How to Use a gif as my av?

That is a complex answer...

You either...

a. Have to find a gif with size of 150x150 and 30k or less in file size...a hard thing to do.

b. grab a gif from wherever and re-size it yourself...a hard thing to do.
 
That is a complex answer...

You either...

a. Have to find a gif with size of 150x150 and 30k or less in file size...a hard thing to do.

b. grab a gif from wherever and re-size it yourself...a hard thing to do.

Thanks.

Anyone with a link to a resizing how-to? That would be lovely.
 
Likely an answer greater than you want/need - may help understanding the process.

Gimp is a free open source image editor (like a simple but clunky Photoshop) and I believe can create/edit animated gifs
http://www.gimp.org/tutorials/Simple_Animations/
http://www.gimp.org/downloads/

Google search for Make Animations Online

What is a gif?
A file format the utilises a compression technique (making the file size smaller to transfer over Internet and display) best suited to images with areas of flat solid colour (not photos). Maximum number of colours is 256 to represent an image. That is why photos look crap saved out as a gif. Reduce the colours used reduces the file size. Other stuff goes on in saving out as a gif - unimportant for here.

Gifs can be animated.
An animated gif is just a series of individual images displayed one after another with a time display duration assigned for each image/frame. Animation can be looped indefinitely or for a specific number of times.

As Zeb mentioned the max size limitation is 150 pixels by 150 pixels for avatars. So either start a Gimp project with those dimensions or resize/crop your start image to those dimensions.

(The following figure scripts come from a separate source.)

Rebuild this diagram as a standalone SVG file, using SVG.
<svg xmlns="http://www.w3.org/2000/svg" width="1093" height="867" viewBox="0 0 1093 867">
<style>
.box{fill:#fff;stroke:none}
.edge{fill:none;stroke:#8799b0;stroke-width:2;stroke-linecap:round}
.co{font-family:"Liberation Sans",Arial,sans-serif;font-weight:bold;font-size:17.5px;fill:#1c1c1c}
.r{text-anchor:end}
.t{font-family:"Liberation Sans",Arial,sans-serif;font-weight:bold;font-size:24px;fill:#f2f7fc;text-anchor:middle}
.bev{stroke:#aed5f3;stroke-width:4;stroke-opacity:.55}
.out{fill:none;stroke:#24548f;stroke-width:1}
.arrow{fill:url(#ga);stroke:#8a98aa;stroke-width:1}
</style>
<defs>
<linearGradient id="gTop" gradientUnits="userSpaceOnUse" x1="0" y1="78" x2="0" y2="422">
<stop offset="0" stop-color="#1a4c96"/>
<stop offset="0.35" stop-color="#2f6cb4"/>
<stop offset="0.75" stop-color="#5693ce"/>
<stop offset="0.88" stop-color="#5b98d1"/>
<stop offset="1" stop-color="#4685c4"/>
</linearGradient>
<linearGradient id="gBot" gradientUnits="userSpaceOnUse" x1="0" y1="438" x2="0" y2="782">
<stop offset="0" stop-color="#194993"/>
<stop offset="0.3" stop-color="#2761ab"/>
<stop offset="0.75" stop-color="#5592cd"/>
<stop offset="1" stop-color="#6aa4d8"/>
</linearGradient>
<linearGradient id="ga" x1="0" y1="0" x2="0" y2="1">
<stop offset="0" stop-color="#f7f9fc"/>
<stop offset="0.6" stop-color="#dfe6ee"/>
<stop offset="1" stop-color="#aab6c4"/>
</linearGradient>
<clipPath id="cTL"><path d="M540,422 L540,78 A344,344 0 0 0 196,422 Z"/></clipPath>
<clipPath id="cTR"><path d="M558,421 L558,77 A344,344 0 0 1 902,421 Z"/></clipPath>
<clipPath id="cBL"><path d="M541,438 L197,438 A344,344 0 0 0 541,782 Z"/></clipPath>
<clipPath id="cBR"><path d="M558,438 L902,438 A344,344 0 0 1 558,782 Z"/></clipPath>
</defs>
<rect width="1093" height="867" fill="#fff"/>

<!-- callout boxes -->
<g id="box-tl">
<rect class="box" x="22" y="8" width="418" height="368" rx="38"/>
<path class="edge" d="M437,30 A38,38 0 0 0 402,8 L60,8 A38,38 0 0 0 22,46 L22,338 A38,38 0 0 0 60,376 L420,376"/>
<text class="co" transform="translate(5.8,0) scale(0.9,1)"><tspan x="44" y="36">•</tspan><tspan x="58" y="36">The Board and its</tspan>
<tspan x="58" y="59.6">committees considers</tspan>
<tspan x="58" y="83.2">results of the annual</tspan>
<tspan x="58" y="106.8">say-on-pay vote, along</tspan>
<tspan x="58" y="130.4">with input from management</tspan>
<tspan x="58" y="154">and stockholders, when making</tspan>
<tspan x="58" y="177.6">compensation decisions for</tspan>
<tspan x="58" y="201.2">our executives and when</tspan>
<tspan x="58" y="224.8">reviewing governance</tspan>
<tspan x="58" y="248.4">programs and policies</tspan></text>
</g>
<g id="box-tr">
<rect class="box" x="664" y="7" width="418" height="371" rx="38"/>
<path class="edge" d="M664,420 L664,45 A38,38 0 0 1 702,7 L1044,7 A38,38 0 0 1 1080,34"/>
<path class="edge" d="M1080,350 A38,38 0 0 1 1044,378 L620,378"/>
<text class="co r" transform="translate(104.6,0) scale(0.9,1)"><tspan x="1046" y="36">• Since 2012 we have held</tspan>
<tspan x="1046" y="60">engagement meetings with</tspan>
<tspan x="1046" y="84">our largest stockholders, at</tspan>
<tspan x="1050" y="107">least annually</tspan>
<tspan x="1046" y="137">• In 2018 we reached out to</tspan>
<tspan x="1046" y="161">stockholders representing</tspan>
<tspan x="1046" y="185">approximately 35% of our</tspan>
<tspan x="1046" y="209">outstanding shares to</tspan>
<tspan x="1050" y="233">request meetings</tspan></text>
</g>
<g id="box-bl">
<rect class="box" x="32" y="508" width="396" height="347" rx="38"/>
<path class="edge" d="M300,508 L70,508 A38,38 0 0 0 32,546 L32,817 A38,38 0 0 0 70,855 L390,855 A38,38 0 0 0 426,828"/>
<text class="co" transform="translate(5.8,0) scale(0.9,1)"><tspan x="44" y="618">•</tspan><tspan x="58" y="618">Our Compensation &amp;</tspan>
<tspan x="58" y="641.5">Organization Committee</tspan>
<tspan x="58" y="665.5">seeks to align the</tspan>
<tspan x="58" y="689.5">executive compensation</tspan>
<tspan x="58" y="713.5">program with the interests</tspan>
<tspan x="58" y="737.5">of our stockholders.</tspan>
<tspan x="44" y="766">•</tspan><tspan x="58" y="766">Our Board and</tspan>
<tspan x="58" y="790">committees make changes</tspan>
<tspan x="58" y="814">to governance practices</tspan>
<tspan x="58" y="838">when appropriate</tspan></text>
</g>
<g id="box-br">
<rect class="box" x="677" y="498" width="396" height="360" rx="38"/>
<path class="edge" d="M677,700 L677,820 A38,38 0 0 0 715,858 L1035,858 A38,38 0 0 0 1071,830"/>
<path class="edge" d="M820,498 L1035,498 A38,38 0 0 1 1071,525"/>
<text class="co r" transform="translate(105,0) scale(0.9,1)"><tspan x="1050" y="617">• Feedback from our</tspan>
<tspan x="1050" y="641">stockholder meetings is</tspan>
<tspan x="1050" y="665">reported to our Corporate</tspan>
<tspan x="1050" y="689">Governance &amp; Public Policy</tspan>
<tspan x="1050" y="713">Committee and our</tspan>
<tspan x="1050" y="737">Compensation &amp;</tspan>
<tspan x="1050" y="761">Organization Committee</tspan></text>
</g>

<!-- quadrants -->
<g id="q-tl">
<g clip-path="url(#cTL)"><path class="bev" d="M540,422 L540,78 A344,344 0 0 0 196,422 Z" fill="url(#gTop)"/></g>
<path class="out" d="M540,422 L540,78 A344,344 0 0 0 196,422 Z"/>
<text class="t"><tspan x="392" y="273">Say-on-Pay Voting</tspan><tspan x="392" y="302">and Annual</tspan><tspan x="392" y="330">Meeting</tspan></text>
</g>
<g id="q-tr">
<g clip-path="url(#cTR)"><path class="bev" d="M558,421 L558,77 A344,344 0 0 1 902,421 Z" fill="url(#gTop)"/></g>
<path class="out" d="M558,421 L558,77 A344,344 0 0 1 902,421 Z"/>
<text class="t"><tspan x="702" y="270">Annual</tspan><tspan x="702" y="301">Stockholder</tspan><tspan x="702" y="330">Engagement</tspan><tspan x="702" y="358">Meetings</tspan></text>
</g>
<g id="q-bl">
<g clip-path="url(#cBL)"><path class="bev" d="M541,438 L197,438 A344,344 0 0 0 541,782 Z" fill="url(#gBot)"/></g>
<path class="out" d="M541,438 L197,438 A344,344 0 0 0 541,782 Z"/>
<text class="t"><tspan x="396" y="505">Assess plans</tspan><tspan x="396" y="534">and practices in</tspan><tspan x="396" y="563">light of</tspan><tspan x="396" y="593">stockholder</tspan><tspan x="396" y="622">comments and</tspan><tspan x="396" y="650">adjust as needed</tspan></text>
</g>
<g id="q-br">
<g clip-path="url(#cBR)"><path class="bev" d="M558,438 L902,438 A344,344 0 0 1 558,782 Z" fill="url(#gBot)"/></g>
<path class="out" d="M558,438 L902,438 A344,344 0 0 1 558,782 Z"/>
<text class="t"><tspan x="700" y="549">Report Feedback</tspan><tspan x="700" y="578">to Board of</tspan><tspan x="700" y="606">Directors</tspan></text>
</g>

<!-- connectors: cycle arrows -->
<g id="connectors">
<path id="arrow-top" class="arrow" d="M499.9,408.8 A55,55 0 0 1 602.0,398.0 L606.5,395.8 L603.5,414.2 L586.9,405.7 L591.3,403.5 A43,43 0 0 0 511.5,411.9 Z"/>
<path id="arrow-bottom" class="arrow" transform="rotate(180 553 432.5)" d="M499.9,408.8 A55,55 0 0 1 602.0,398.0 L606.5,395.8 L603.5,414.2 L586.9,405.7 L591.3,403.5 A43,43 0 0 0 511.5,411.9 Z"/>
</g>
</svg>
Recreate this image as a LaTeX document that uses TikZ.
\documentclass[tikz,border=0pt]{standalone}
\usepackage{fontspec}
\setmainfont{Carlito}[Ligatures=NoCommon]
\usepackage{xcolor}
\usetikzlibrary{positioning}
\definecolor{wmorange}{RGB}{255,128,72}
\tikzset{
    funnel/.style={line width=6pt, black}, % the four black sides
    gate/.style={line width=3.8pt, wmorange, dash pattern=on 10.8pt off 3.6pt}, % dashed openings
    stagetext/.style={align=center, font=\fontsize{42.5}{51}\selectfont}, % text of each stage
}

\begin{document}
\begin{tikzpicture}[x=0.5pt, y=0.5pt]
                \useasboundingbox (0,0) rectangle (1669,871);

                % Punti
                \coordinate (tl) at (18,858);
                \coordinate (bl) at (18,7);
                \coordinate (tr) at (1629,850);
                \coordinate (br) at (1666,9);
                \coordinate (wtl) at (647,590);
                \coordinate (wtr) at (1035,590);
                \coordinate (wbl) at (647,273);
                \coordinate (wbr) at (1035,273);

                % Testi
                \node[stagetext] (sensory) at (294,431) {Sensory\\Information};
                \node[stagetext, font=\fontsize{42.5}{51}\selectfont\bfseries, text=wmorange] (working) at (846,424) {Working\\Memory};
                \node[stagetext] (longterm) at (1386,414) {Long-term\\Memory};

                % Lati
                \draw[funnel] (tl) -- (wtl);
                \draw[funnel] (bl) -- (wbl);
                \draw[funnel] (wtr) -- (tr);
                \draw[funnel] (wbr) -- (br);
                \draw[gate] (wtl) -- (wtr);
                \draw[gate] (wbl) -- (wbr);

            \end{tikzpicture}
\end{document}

The more frames the higher the file size. If file size is too large try removing every second frame and double the duration display time for each remaining frame. This will nearly reduce the file size by nearly 50%

Gifs carry their own palette of colours. The maximum amount of colours a gif can have is 256 (that is why they never have the depth of a jpg file that can have millions of colours). Reducing the amount of colours a gif is saved out with will reduce the file size. Try 32 or 16 or even less, obviously this will impact on the display quality if using a photo-like image.

Most video editing software will allow saving out as animated gifs as well but will be very difficult/impossible to save out under 30kb avatar file size limit. - Resize/crop the vid down to 150px x 150px - frame rate will need to be reduced considerably than a video standards of 23fps - 30fps. You are really looking at a few frames displayed at 2 - 12fps. There are free video editing suites with both Windows and Macs. You could do some simple drawings in Windows Paint and import them into Windows Live Movie Maker - but I don't think you can assign individual frame durations (? maybe you can) - so in order to freeze on a frame you will actually be repeating the same image over several frames. The file size will reflect multiple images used, even if repeated.

Aim for an animation that is just a few seconds long at most. A few flat solid colours will be better for end file size than gradients or photo-like images.

Read the help files of the software you use and there are plenty of Youtube tutorials to hunt up on animating with Gimp or any software you choose.

I created my animation from a screen wallpaper
http://bozenwallpaper.com/wp-conten...-eyes-3d-animation-creative-hd-wallpapers.jpg

I used Photoshop - recoloured eye, resized/cropped to 150px x 113px - only three frames. I morphed the original image just twice.
Frame one duration 5 seconds, frame two 0.03 sec, frame 3 0.05 sec - looped
Saved the file out with a palette of 32 colours.
File size 16kb

Took a number of trials and approaches to get this under the 30kb limit. I only use three frames for my 16kb file.